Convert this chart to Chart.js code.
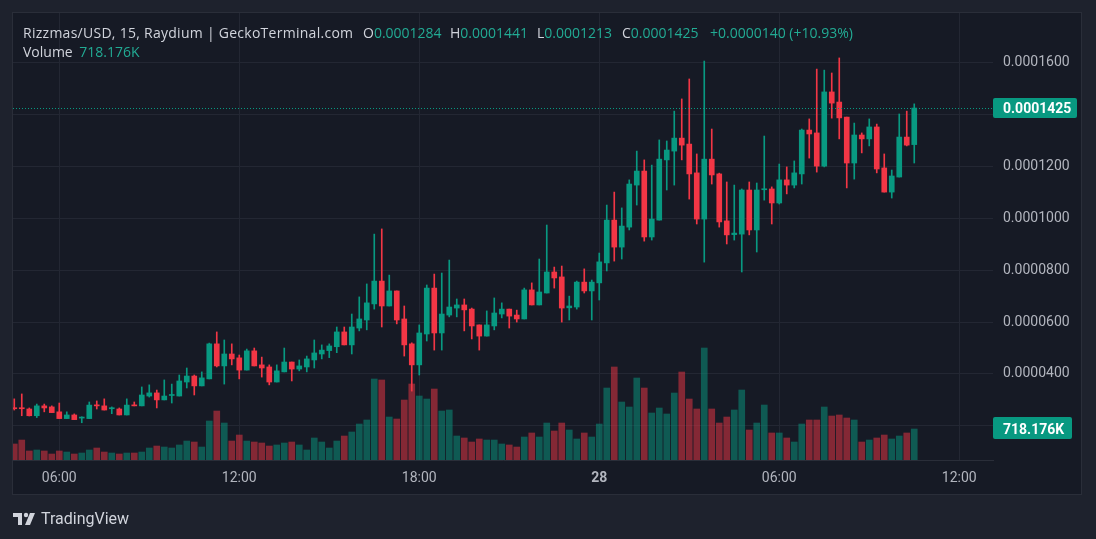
<!DOCTYPE html>
<html>
<head>
<meta charset="utf-8">
<script src="https://cdn.jsdelivr.net/npm/chart.js@4.4.1/dist/chart.umd.min.js"></script>
<style>
  html, body { margin: 0; padding: 0; background: #1e222d; }
  #wrap { position: relative; width: 1096px; height: 539px; overflow: hidden; }
  #chart { position: absolute; left: 0; top: 0; }
  .txt { position: absolute; font: 14px "Open Sans", sans-serif; color: #d1d4dc; white-space: nowrap; line-height: 17px; }
  .val { color: #22ab94; }
  #logo { position: absolute; left: 13px; top: 509px; display: flex; align-items: center; }
  #logo span { font: 16px Roboto, sans-serif; color: #d1d4dc; margin-left: 4px; }
</style>
</head>
<body>
<div id="wrap">
  <canvas id="chart" width="1096" height="539"></canvas>
  <div class="txt" style="left:23px;top:24px;letter-spacing:0.27px">Rizzmas/USD, 15, Raydium | GeckoTerminal.com</div>
  <div class="txt" style="left:363px;top:24px">O<span class="val">0.0001284</span></div>
  <div class="txt" style="left:450px;top:24px">H<span class="val">0.0001441</span></div>
  <div class="txt" style="left:537px;top:24px">L<span class="val">0.0001213</span></div>
  <div class="txt" style="left:622px;top:24px">C<span class="val">0.0001425</span></div>
  <div class="txt val" style="left:710px;top:24px">+0.0000140 (+10.93%)</div>
  <div class="txt" style="left:23px;top:43px">Volume <span class="val" style="margin-left:3px">718.176K</span></div>
  <div id="logo">
    <svg width="24" height="16" viewBox="0 0 24 16">
      <path d="M0 2h9v12H5V6H0z" fill="#d1d4dc"/>
      <circle cx="13" cy="4" r="2.2" fill="#d1d4dc"/>
      <path d="M17 2h5l-5 12h-5z" fill="#d1d4dc"/>
    </svg>
    <span>TradingView</span>
  </div>
</div>
<script>
// 15-minute candles, 04:30 on the 27th to 10:30 on the 28th, prices in units of 1e-7 USD
const PRICE_UNIT = 1e-7;

const OPEN = [
  269, 268, 265, 239, 277, 273, 254, 228, 242, 230, 228, 280, 277, 266, 265, 242, 280, 277, 315, 327,
  300, 317, 315, 369, 392, 354, 381, 516, 431, 477, 462, 415, 489, 435, 427, 369, 408, 446, 419, 427,
  454, 477, 490, 505, 562, 512, 577, 608, 670, 758, 662, 720, 612, 516, 435, 554, 731, 558, 627, 654,
  666, 650, 589, 546, 585, 631, 650, 627, 612, 724, 666, 712, 793, 774, 655, 658, 754, 720, 751, 828,
  993, 889, 966, 1128, 1182, 928, 993, 1225, 1259, 1309, 1286, 1175, 997, 1228, 1171, 990, 937, 939, 1109, 955,
  1110, 1113, 1059, 1148, 1128, 1171, 1340, 1329, 1201, 1487, 1448, 1390, 1213, 1321, 1306, 1352, 1194, 1101, 1159, 1313,
  1284,
];
const HIGH = [
  304, 323, 269, 284, 284, 277, 288, 254, 246, 235, 292, 296, 304, 273, 269, 304, 292, 350, 358, 338,
  377, 361, 396, 423, 396, 408, 519, 562, 531, 516, 473, 496, 500, 465, 435, 435, 500, 446, 454, 469,
  531, 512, 516, 581, 581, 631, 697, 747, 939, 959, 781, 720, 662, 520, 589, 743, 785, 789, 839, 689,
  689, 654, 589, 643, 693, 674, 650, 646, 731, 751, 843, 974, 812, 816, 700, 758, 805, 762, 866, 1051,
  1101, 1040, 1148, 1259, 1225, 1205, 1302, 1298, 1413, 1460, 1537, 1248, 1606, 1344, 1174, 1140, 1128, 1113, 1140, 1136,
  1317, 1121, 1209, 1198, 1221, 1344, 1383, 1575, 1571, 1560, 1618, 1390, 1367, 1329, 1383, 1363, 1248, 1186, 1402, 1413,
  1441,
];
const LOW = [
  261, 239, 238, 232, 254, 251, 228, 228, 224, 212, 228, 265, 261, 247, 242, 242, 277, 277, 311, 269,
  300, 288, 315, 346, 319, 354, 381, 427, 361, 435, 381, 415, 431, 388, 358, 369, 408, 373, 412, 408,
  423, 458, 463, 482, 512, 477, 566, 570, 650, 581, 662, 593, 469, 334, 396, 527, 492, 492, 620, 620,
  566, 535, 492, 546, 570, 616, 577, 600, 612, 666, 666, 712, 731, 600, 608, 650, 712, 608, 685, 797,
  835, 843, 955, 1051, 912, 916, 993, 1109, 1128, 1225, 1074, 978, 831, 1132, 966, 901, 916, 793, 936, 870,
  1070, 978, 1055, 1094, 1117, 1132, 1232, 1178, 1198, 1386, 1306, 1117, 1151, 1252, 1279, 1175, 1101, 1078, 1159, 1279,
  1213,
];
const CLOSE = [
  266, 266, 239, 277, 269, 251, 228, 242, 224, 233, 280, 277, 261, 269, 242, 280, 277, 319, 327, 300,
  315, 319, 373, 392, 354, 385, 516, 431, 477, 458, 415, 489, 431, 423, 369, 412, 446, 419, 431, 458,
  481, 492, 508, 562, 512, 581, 612, 674, 758, 662, 720, 608, 512, 435, 558, 731, 558, 631, 658, 666,
  647, 585, 546, 589, 635, 650, 623, 612, 724, 666, 716, 793, 770, 654, 662, 754, 720, 754, 832, 993,
  889, 970, 1132, 1182, 928, 997, 1228, 1263, 1309, 1282, 1171, 997, 1228, 1167, 986, 936, 943, 1109, 955, 1109,
  1113, 1059, 1148, 1128, 1175, 1340, 1325, 1201, 1487, 1444, 1387, 1213, 1321, 1306, 1352, 1190, 1101, 1163, 1313, 1282,
  1425,
];
// volume, thousands
const VOLUME = [
  371, 463, 209, 232, 209, 139, 209, 185, 139, 162, 232, 278, 185, 162, 139, 162, 162, 185, 278, 324,
  301, 278, 348, 440, 417, 301, 904, 1135, 857, 440, 579, 440, 417, 394, 324, 348, 394, 417, 348, 232,
  510, 417, 278, 440, 556, 649, 834, 927, 1877, 1854, 996, 950, 1390, 1761, 1483, 1413, 1645, 1135, 1159, 556,
  510, 417, 487, 463, 463, 371, 348, 301, 533, 626, 533, 857, 672, 857, 695, 487, 626, 533, 834, 1668,
  2155, 1344, 1228, 1900, 1668, 1089, 1205, 1066, 1552, 2039, 1413, 1182, 2595, 1182, 857, 996, 1159, 1622, 695, 857,
  1274, 626, 626, 510, 417, 834, 927, 927, 1228, 1019, 1043, 973, 927, 417, 463, 510, 579, 487, 556, 626,
  718.176,
];

const TIME_SLOTS = [6, 30, 54, 78, 102, 126];
const TIME_LABELS = ["06:00", "12:00", "18:00", "28", "06:00", "12:00"];
const PRICE_TICKS = [200, 400, 600, 800, 1000, 1200, 1400, 1600];

const LAST_PRICE_LABEL = "0.0001425";
const LAST_VOLUME_LABEL = "718.176K";

const UP = "#089981";
const DOWN = "#f23645";
const UP_VOL = "rgba(8,153,129,0.5)";
const DOWN_VOL = "rgba(242,54,69,0.5)";
const GRID = "#232733";
const AXIS_TEXT = "#b2b5be";

const isUp = (i) => CLOSE[i] >= OPEN[i];

const panelPlugin = {
  id: "panel",
  beforeDraw(chart) {
    const ctx = chart.ctx;
    ctx.save();
    ctx.fillStyle = "#161a25";
    ctx.fillRect(13, 12, 1069, 482);
    ctx.strokeStyle = "#2a2e39";
    ctx.lineWidth = 1;
    ctx.strokeRect(12.5, 12.5, 1069, 482);
    ctx.restore();
  },
  afterDatasetsDraw(chart) {
    const ctx = chart.ctx;
    const area = chart.chartArea;
    const yPrice = chart.scales.y.getPixelForValue(CLOSE[CLOSE.length - 1] * PRICE_UNIT);
    const yVol = chart.scales.vol.getPixelForValue(VOLUME[VOLUME.length - 1]);

    ctx.save();
    ctx.strokeStyle = UP;
    ctx.lineWidth = 1;
    ctx.setLineDash([1, 2]);
    ctx.beginPath();
    ctx.moveTo(area.left, Math.round(yPrice) + 0.5);
    ctx.lineTo(area.right, Math.round(yPrice) + 0.5);
    ctx.stroke();
    ctx.setLineDash([]);

    const drawBox = (label, y, w, top) => {
      ctx.fillStyle = UP;
      ctx.beginPath();
      ctx.roundRect(area.right, y - top, w, top + 10, 2);
      ctx.fill();
      ctx.fillStyle = "#ffffff";
      ctx.font = "bold 14px Roboto, sans-serif";
      ctx.textBaseline = "middle";
      ctx.textAlign = "left";
      ctx.fillText(label, area.right + 10, y + 1);
    };
    drawBox(LAST_PRICE_LABEL, yPrice, 84, 10);
    drawBox(LAST_VOLUME_LABEL, yVol, 79, 12);
    ctx.restore();
  },
};

const candleColors = OPEN.map((o, i) => (isUp(i) ? UP : DOWN));

new Chart(document.getElementById("chart"), {
  type: "bar",
  data: {
    datasets: [
      {
        label: "body",
        data: OPEN.map((o, i) => ({ x: i, y: [o * PRICE_UNIT, CLOSE[i] * PRICE_UNIT] })),
        backgroundColor: candleColors,
        barThickness: 5,
        minBarLength: 1,
        grouped: false,
        yAxisID: "y",
        order: 1,
      },
      {
        label: "wick",
        data: OPEN.map((o, i) => ({ x: i, y: [LOW[i] * PRICE_UNIT, HIGH[i] * PRICE_UNIT] })),
        backgroundColor: candleColors,
        barThickness: 1,
        grouped: false,
        yAxisID: "y",
        order: 2,
      },
      {
        label: "volume",
        data: VOLUME.map((v, i) => ({ x: i, y: v })),
        backgroundColor: OPEN.map((o, i) => (isUp(i) ? UP_VOL : DOWN_VOL)),
        barThickness: 6,
        grouped: false,
        yAxisID: "vol",
        order: 3,
      },
    ],
  },
  options: {
    responsive: false,
    animation: false,
    devicePixelRatio: 1,
    layout: { padding: { left: 13, top: 13, right: 14, bottom: 45 } },
    plugins: { legend: { display: false }, tooltip: { enabled: false } },
    scales: {
      x: {
        type: "linear",
        min: -0.17,
        max: 130.5,
        offset: false,
        afterBuildTicks: (scale) => {
          scale.ticks = TIME_SLOTS.map((value) => ({ value }));
        },
        afterFit: (scale) => {
          scale.height = 34;
          scale.paddingLeft = 0;
          scale.paddingRight = 0;
        },
        grid: { color: GRID, drawTicks: false, offset: false },
        border: { display: true, color: "#2a2e39" },
        ticks: {
          color: AXIS_TEXT,
          padding: 10,
          maxRotation: 0,
          autoSkip: false,
          font: (c) => ({ family: "Roboto", size: 14, weight: c.tick && c.tick.value === 78 ? "bold" : "normal" }),
          callback: (value) => TIME_LABELS[TIME_SLOTS.indexOf(value)],
        },
      },
      y: {
        position: "right",
        min: 68.4 * PRICE_UNIT,
        max: 1791.2 * PRICE_UNIT,
        afterBuildTicks: (scale) => {
          scale.ticks = PRICE_TICKS.map((v) => ({ value: v * PRICE_UNIT }));
        },
        afterFit: (scale) => {
          scale.width = 89;
          scale.paddingTop = 0;
          scale.paddingBottom = 0;
        },
        grid: { color: GRID, drawTicks: false },
        border: { display: false },
        ticks: {
          color: AXIS_TEXT,
          padding: 10,
          font: { family: "Roboto", size: 14 },
          callback: (value) => value.toFixed(7),
        },
      },
      vol: {
        display: false,
        min: 0,
        max: 10357,
      },
    },
  },
  plugins: [panelPlugin],
});
</script>
</body>
</html>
==============================
## What the exercise asks
From the data above, copy out every line with the string "chart" in it.

## Full output
Convert this chart to Chart.js code.
<script src="https://cdn.jsdelivr.net/npm/chart.js@4.4.1/dist/chart.umd.min.js"></script>
  #chart { position: absolute; left: 0; top: 0; }
  <canvas id="chart" width="1096" height="539"></canvas>
  beforeDraw(chart) {
    const ctx = chart.ctx;
  afterDatasetsDraw(chart) {
    const ctx = chart.ctx;
    const area = chart.chartArea;
    const yPrice = chart.scales.y.getPixelForValue(CLOSE[CLOSE.length - 1] * PRICE_UNIT);
    const yVol = chart.scales.vol.getPixelForValue(VOLUME[VOLUME.length - 1]);
new Chart(document.getElementById("chart"), {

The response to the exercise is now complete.